COLLECTED DATA —
•••••
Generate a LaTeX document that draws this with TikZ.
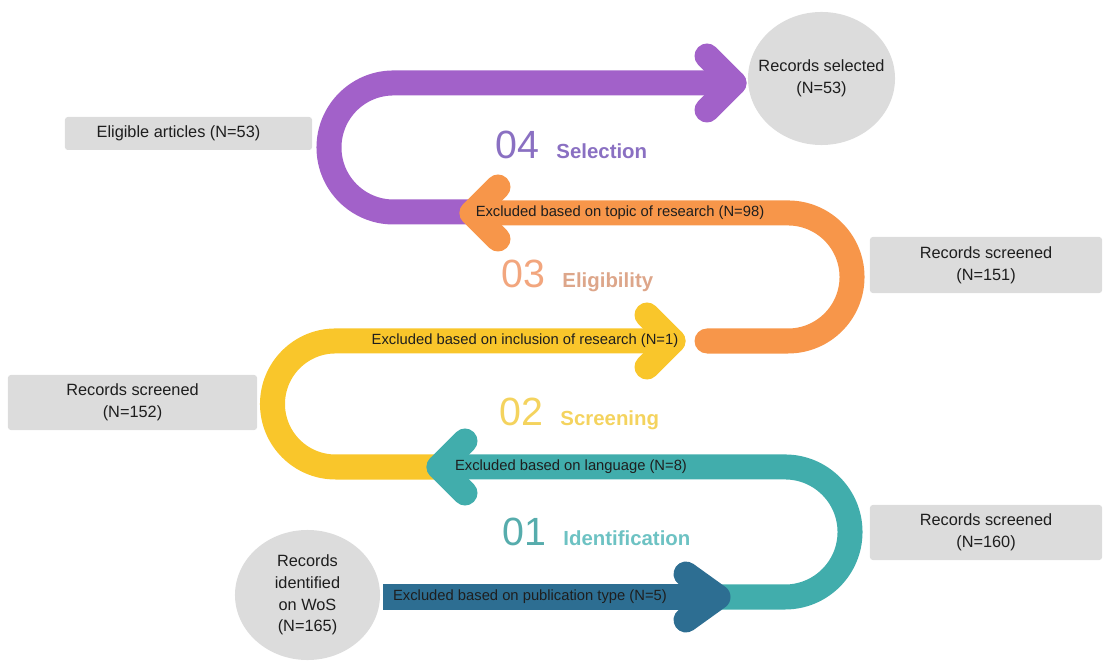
\documentclass[tikz,border=0pt]{standalone}
\usepackage{fontspec}
\setmainfont{Liberation Sans}
\usetikzlibrary{positioning,calc,shapes.geometric}
\definecolor{Ink}{HTML}{1E1E1E}
\definecolor{Box}{HTML}{DCDCDC}
\definecolor{Purple}{HTML}{A261C9}
\definecolor{Orange}{HTML}{F7964A}
\definecolor{Yellow}{HTML}{F9C62B}
\definecolor{Teal}{HTML}{41ADAC}
\definecolor{Navy}{HTML}{2D6E92}
\definecolor{PurpleSoft}{HTML}{8A70C2}
\definecolor{OrangeSoft}{HTML}{F2A67E}
\definecolor{OrangeMuted}{HTML}{DDA68A}
\definecolor{YellowSoft}{HTML}{F4D35E}
\definecolor{TealSoft}{HTML}{56ACAC}
\definecolor{TealLight}{HTML}{6DC2C3}
\tikzset{
  band/.style={line width=6.25mm,line cap=round,line join=round},
  infobox/.style={fill=Box,rounded corners=2pt,align=center,font=\fontsize{11.6}{15.5}\selectfont,text=Ink,inner sep=0pt},
  infocircle/.style={ellipse,fill=Box,align=center,font=\fontsize{11.6}{15.5}\selectfont,text=Ink,inner sep=0pt},
  circletext/.style={align=center,font=\fontsize{11.6}{15.5}\selectfont,text=Ink,inner sep=0pt},
  bandtext/.style={font=\fontsize{10.5}{12}\selectfont,text=Ink,inner sep=0pt},
  stagenum/.style={font=\fontsize{28}{30}\selectfont,inner sep=0pt},
  stageword/.style={font=\fontsize{14.5}{16}\selectfont\bfseries,inner sep=0pt}
}

\begin{document}
\begin{tikzpicture}[x=0.025cm,y=-0.025cm]
  \useasboundingbox (0,0) rectangle (1104,661);
  % turning points of the ribbon
  \coordinate (selStart) at (470,212);
  \coordinate (selTip) at (734,83);
  \coordinate (eliStart) at (707,341);
  \coordinate (eliTip) at (472,213);
  \coordinate (scrStart) at (440,467);
  \coordinate (scrTip) at (673,341);
  \coordinate (idfStart) at (712,597);
  \coordinate (idfTip) at (439,467);
  \coordinate (wosStart) at (383,597);
  \coordinate (wosTip) at (718,597);

  % 04 selection
  \draw[band,Purple] (selStart) -- (393.5,212) arc[start angle=270,end angle=90,radius=1.6125cm] -- (selTip);
  \draw[band,Purple] ($(selTip)+(-27,-27)$) -- (selTip) -- ($(selTip)+(-27,27)$);
  % 03 eligibility
  \draw[band,Orange] (eliStart) -- (788,341) arc[start angle=-90,end angle=90,radius=1.6cm] -- (eliTip);
  \draw[band,Orange] ($(eliTip)+(26,-26)$) -- (eliTip) -- ($(eliTip)+(26,26)$);
  % 02 screening
  \draw[band,Yellow] (scrStart) -- (335.5,467) arc[start angle=270,end angle=90,radius=1.575cm] -- (scrTip);
  \draw[band,Yellow] ($(scrTip)+(-26,-26)$) -- (scrTip) -- ($(scrTip)+(-26,26)$);
  % 01 identification
  \draw[band,Teal] (idfStart) -- (785,597) arc[start angle=-90,end angle=90,radius=1.625cm] -- (idfTip);
  \draw[band,Teal] ($(idfTip)+(26,-26)$) -- (idfTip) -- ($(idfTip)+(26,26)$);
  \draw[band,Navy,line cap=butt] (wosStart) -- (wosTip);
  \draw[band,Navy] ($(wosTip)+(-32,-23)$) -- (wosTip) -- ($(wosTip)+(-32,23)$);

  % labels on the ribbon
  \node[bandtext] (excTopic) at (620,213) {Excluded based on topic of research (N=98)};
  \node[bandtext] (excIncl) at (525,341) {Excluded based on inclusion of research (N=1)};
  \node[bandtext] (excLang) at (571,467) {Excluded based on language (N=8)};
  \node[bandtext] (excPub) at (530,597) {Excluded based on publication type (N=5)};

  % stage titles
  \node[stagenum,text=PurpleSoft] (num4) at (517,145) {04};
  \node[stageword,text=PurpleSoft,right=4.25mm of num4.base east,anchor=base west] (sel) {Selection};
  \node[stagenum,text=OrangeSoft] (num3) at (523,274) {03};
  \node[stageword,text=OrangeMuted,right=4.25mm of num3.base east,anchor=base west] (eli) {Eligibility};
  \node[stagenum,text=YellowSoft] (num2) at (521,412) {02};
  \node[stageword,text=YellowSoft,right=4.25mm of num2.base east,anchor=base west] (scr) {Screening};
  \node[stagenum,text=TealSoft] (num1) at (524,532) {01};
  \node[stageword,text=TealLight,right=4.25mm of num1.base east,anchor=base west] (idf) {Identification};

  % counts
  \node[infocircle,minimum width=3.675cm,minimum height=3.325cm] (recSel) at (821.5,78.5) {};
  \node[circletext] (recSelText) at (recSel.center) {Records selected\\(N=53)};
  \node[infobox,minimum width=6.175cm,minimum height=0.825cm] (eligible) at (188.5,133.5) {\hspace*{-5mm}Eligible articles (N=53)};
  \node[infobox,minimum width=5.8cm,minimum height=1.4cm] (scr151) at (986,265) {Records screened\\(N=151)};
  \node[infobox,minimum width=6.225cm,minimum height=1.375cm] (scr152) at (132.5,402.5) {Records screened\\(N=152)};
  \node[infobox,minimum width=5.8cm,minimum height=1.375cm] (scr160) at (986,532.5) {Records screened\\(N=160)};
  \node[infocircle,minimum width=3.625cm,minimum height=3.25cm] (recWos) at (307.5,595) {Records\\identified\\on WoS\\(N=165)};
\end{tikzpicture}
\end{document}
•••••
EXERCISE GOAL —
Using the data above, write out every line exactly, leaving the images behind.

PROBLEM SOLUTION —
Generate a LaTeX document that draws this with TikZ.
\documentclass[tikz,border=0pt]{standalone}
\usepackage{fontspec}
\setmainfont{Liberation Sans}
\usetikzlibrary{positioning,calc,shapes.geometric}
\definecolor{Ink}{HTML}{1E1E1E}
\definecolor{Box}{HTML}{DCDCDC}
\definecolor{Purple}{HTML}{A261C9}
\definecolor{Orange}{HTML}{F7964A}
\definecolor{Yellow}{HTML}{F9C62B}
\definecolor{Teal}{HTML}{41ADAC}
\definecolor{Navy}{HTML}{2D6E92}
\definecolor{PurpleSoft}{HTML}{8A70C2}
\definecolor{OrangeSoft}{HTML}{F2A67E}
\definecolor{OrangeMuted}{HTML}{DDA68A}
\definecolor{YellowSoft}{HTML}{F4D35E}
\definecolor{TealSoft}{HTML}{56ACAC}
\definecolor{TealLight}{HTML}{6DC2C3}
\tikzset{
  band/.style={line width=6.25mm,line cap=round,line join=round},
  infobox/.style={fill=Box,rounded corners=2pt,align=center,font=\fontsize{11.6}{15.5}\selectfont,text=Ink,inner sep=0pt},
  infocircle/.style={ellipse,fill=Box,align=center,font=\fontsize{11.6}{15.5}\selectfont,text=Ink,inner sep=0pt},
  circletext/.style={align=center,font=\fontsize{11.6}{15.5}\selectfont,text=Ink,inner sep=0pt},
  bandtext/.style={font=\fontsize{10.5}{12}\selectfont,text=Ink,inner sep=0pt},
  stagenum/.style={font=\fontsize{28}{30}\selectfont,inner sep=0pt},
  stageword/.style={font=\fontsize{14.5}{16}\selectfont\bfseries,inner sep=0pt}
}

\begin{document}
\begin{tikzpicture}[x=0.025cm,y=-0.025cm]
  \useasboundingbox (0,0) rectangle (1104,661);
  % turning points of the ribbon
  \coordinate (selStart) at (470,212);
  \coordinate (selTip) at (734,83);
  \coordinate (eliStart) at (707,341);
  \coordinate (eliTip) at (472,213);
  \coordinate (scrStart) at (440,467);
  \coordinate (scrTip) at (673,341);
  \coordinate (idfStart) at (712,597);
  \coordinate (idfTip) at (439,467);
  \coordinate (wosStart) at (383,597);
  \coordinate (wosTip) at (718,597);

  % 04 selection
  \draw[band,Purple] (selStart) -- (393.5,212) arc[start angle=270,end angle=90,radius=1.6125cm] -- (selTip);
  \draw[band,Purple] ($(selTip)+(-27,-27)$) -- (selTip) -- ($(selTip)+(-27,27)$);
  % 03 eligibility
  \draw[band,Orange] (eliStart) -- (788,341) arc[start angle=-90,end angle=90,radius=1.6cm] -- (eliTip);
  \draw[band,Orange] ($(eliTip)+(26,-26)$) -- (eliTip) -- ($(eliTip)+(26,26)$);
  % 02 screening
  \draw[band,Yellow] (scrStart) -- (335.5,467) arc[start angle=270,end angle=90,radius=1.575cm] -- (scrTip);
  \draw[band,Yellow] ($(scrTip)+(-26,-26)$) -- (scrTip) -- ($(scrTip)+(-26,26)$);
  % 01 identification
  \draw[band,Teal] (idfStart) -- (785,597) arc[start angle=-90,end angle=90,radius=1.625cm] -- (idfTip);
  \draw[band,Teal] ($(idfTip)+(26,-26)$) -- (idfTip) -- ($(idfTip)+(26,26)$);
  \draw[band,Navy,line cap=butt] (wosStart) -- (wosTip);
  \draw[band,Navy] ($(wosTip)+(-32,-23)$) -- (wosTip) -- ($(wosTip)+(-32,23)$);

  % labels on the ribbon
  \node[bandtext] (excTopic) at (620,213) {Excluded based on topic of research (N=98)};
  \node[bandtext] (excIncl) at (525,341) {Excluded based on inclusion of research (N=1)};
  \node[bandtext] (excLang) at (571,467) {Excluded based on language (N=8)};
  \node[bandtext] (excPub) at (530,597) {Excluded based on publication type (N=5)};

  % stage titles
  \node[stagenum,text=PurpleSoft] (num4) at (517,145) {04};
  \node[stageword,text=PurpleSoft,right=4.25mm of num4.base east,anchor=base west] (sel) {Selection};
  \node[stagenum,text=OrangeSoft] (num3) at (523,274) {03};
  \node[stageword,text=OrangeMuted,right=4.25mm of num3.base east,anchor=base west] (eli) {Eligibility};
  \node[stagenum,text=YellowSoft] (num2) at (521,412) {02};
  \node[stageword,text=YellowSoft,right=4.25mm of num2.base east,anchor=base west] (scr) {Screening};
  \node[stagenum,text=TealSoft] (num1) at (524,532) {01};
  \node[stageword,text=TealLight,right=4.25mm of num1.base east,anchor=base west] (idf) {Identification};

  % counts
  \node[infocircle,minimum width=3.675cm,minimum height=3.325cm] (recSel) at (821.5,78.5) {};
  \node[circletext] (recSelText) at (recSel.center) {Records selected\\(N=53)};
  \node[infobox,minimum width=6.175cm,minimum height=0.825cm] (eligible) at (188.5,133.5) {\hspace*{-5mm}Eligible articles (N=53)};
  \node[infobox,minimum width=5.8cm,minimum height=1.4cm] (scr151) at (986,265) {Records screened\\(N=151)};
  \node[infobox,minimum width=6.225cm,minimum height=1.375cm] (scr152) at (132.5,402.5) {Records screened\\(N=152)};
  \node[infobox,minimum width=5.8cm,minimum height=1.375cm] (scr160) at (986,532.5) {Records screened\\(N=160)};
  \node[infocircle,minimum width=3.625cm,minimum height=3.25cm] (recWos) at (307.5,595) {Records\\identified\\on WoS\\(N=165)};
\end{tikzpicture}
\end{document}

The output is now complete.